PROVIDED MATERIAL:
◆ ◆ ◆ ◆

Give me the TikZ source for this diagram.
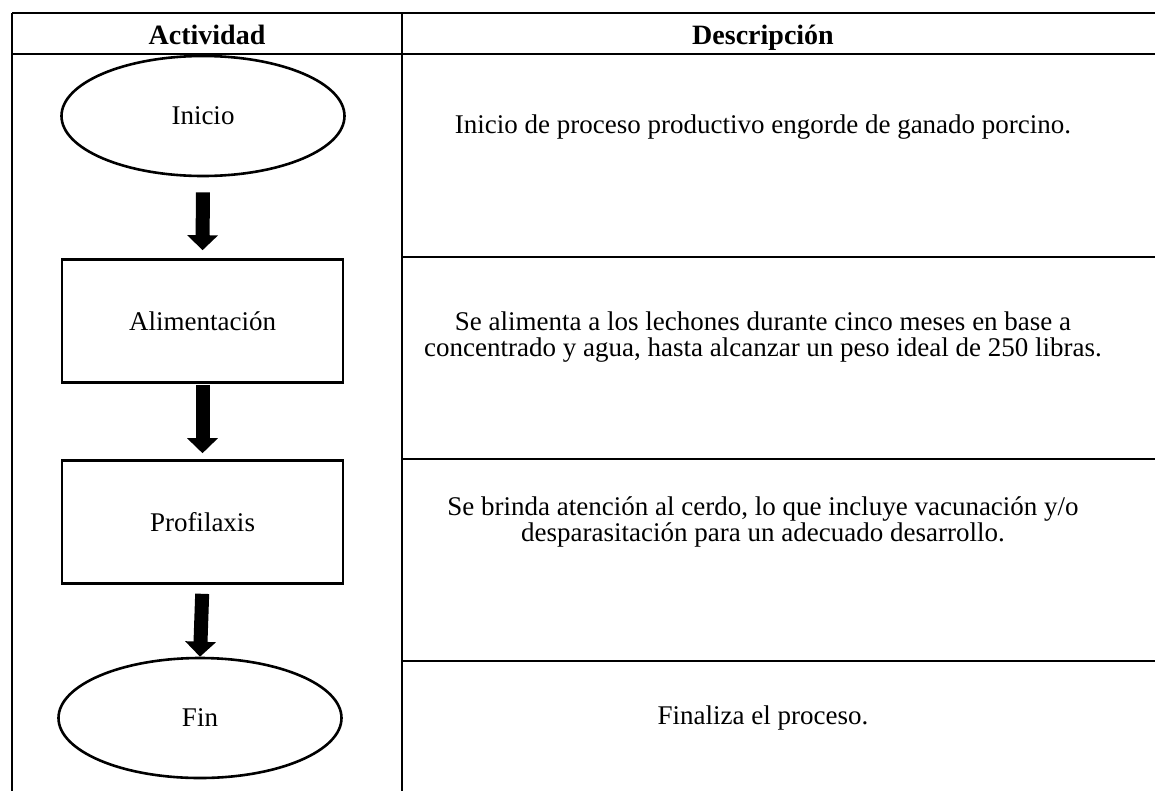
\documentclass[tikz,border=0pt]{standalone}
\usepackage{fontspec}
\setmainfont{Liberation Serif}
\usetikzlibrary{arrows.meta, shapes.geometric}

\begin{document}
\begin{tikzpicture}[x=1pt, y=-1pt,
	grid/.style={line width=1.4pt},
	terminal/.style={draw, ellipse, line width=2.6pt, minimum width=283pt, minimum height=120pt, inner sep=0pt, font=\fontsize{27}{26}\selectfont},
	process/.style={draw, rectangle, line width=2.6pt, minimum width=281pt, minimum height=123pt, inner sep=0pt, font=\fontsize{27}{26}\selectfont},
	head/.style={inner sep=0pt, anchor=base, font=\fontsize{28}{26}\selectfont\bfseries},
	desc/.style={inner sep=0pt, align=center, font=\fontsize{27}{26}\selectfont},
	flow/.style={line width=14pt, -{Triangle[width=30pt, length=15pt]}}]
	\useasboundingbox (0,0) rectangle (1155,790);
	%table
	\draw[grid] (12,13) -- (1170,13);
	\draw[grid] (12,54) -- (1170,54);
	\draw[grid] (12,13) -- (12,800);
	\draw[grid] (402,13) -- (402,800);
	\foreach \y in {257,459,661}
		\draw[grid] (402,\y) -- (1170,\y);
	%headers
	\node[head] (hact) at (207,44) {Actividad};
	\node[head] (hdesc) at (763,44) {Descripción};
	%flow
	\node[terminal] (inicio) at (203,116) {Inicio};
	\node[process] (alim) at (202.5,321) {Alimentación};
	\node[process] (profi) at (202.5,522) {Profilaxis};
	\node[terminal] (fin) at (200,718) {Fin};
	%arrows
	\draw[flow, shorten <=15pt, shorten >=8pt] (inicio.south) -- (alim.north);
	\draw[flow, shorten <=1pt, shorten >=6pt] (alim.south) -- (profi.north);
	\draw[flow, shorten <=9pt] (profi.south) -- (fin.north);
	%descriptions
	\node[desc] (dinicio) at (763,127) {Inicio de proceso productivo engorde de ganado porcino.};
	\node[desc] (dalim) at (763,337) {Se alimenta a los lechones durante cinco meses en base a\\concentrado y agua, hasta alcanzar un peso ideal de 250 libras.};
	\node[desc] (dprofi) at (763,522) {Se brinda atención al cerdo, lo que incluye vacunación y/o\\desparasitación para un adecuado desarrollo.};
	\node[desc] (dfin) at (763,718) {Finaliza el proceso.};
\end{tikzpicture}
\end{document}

◆ ◆ ◆ ◆

TASK INSTRUCTIONS:
Omit each picture, then return all of the listing exactly as it stands.

RESPONSE:
Give me the TikZ source for this diagram.
\documentclass[tikz,border=0pt]{standalone}
\usepackage{fontspec}
\setmainfont{Liberation Serif}
\usetikzlibrary{arrows.meta, shapes.geometric}

\begin{document}
\begin{tikzpicture}[x=1pt, y=-1pt,
	grid/.style={line width=1.4pt},
	terminal/.style={draw, ellipse, line width=2.6pt, minimum width=283pt, minimum height=120pt, inner sep=0pt, font=\fontsize{27}{26}\selectfont},
	process/.style={draw, rectangle, line width=2.6pt, minimum width=281pt, minimum height=123pt, inner sep=0pt, font=\fontsize{27}{26}\selectfont},
	head/.style={inner sep=0pt, anchor=base, font=\fontsize{28}{26}\selectfont\bfseries},
	desc/.style={inner sep=0pt, align=center, font=\fontsize{27}{26}\selectfont},
	flow/.style={line width=14pt, -{Triangle[width=30pt, length=15pt]}}]
	\useasboundingbox (0,0) rectangle (1155,790);
	%table
	\draw[grid] (12,13) -- (1170,13);
	\draw[grid] (12,54) -- (1170,54);
	\draw[grid] (12,13) -- (12,800);
	\draw[grid] (402,13) -- (402,800);
	\foreach \y in {257,459,661}
		\draw[grid] (402,\y) -- (1170,\y);
	%headers
	\node[head] (hact) at (207,44) {Actividad};
	\node[head] (hdesc) at (763,44) {Descripción};
	%flow
	\node[terminal] (inicio) at (203,116) {Inicio};
	\node[process] (alim) at (202.5,321) {Alimentación};
	\node[process] (profi) at (202.5,522) {Profilaxis};
	\node[terminal] (fin) at (200,718) {Fin};
	%arrows
	\draw[flow, shorten <=15pt, shorten >=8pt] (inicio.south) -- (alim.north);
	\draw[flow, shorten <=1pt, shorten >=6pt] (alim.south) -- (profi.north);
	\draw[flow, shorten <=9pt] (profi.south) -- (fin.north);
	%descriptions
	\node[desc] (dinicio) at (763,127) {Inicio de proceso productivo engorde de ganado porcino.};
	\node[desc] (dalim) at (763,337) {Se alimenta a los lechones durante cinco meses en base a\\concentrado y agua, hasta alcanzar un peso ideal de 250 libras.};
	\node[desc] (dprofi) at (763,522) {Se brinda atención al cerdo, lo que incluye vacunación y/o\\desparasitación para un adecuado desarrollo.};
	\node[desc] (dfin) at (763,718) {Finaliza el proceso.};
\end{tikzpicture}
\end{document}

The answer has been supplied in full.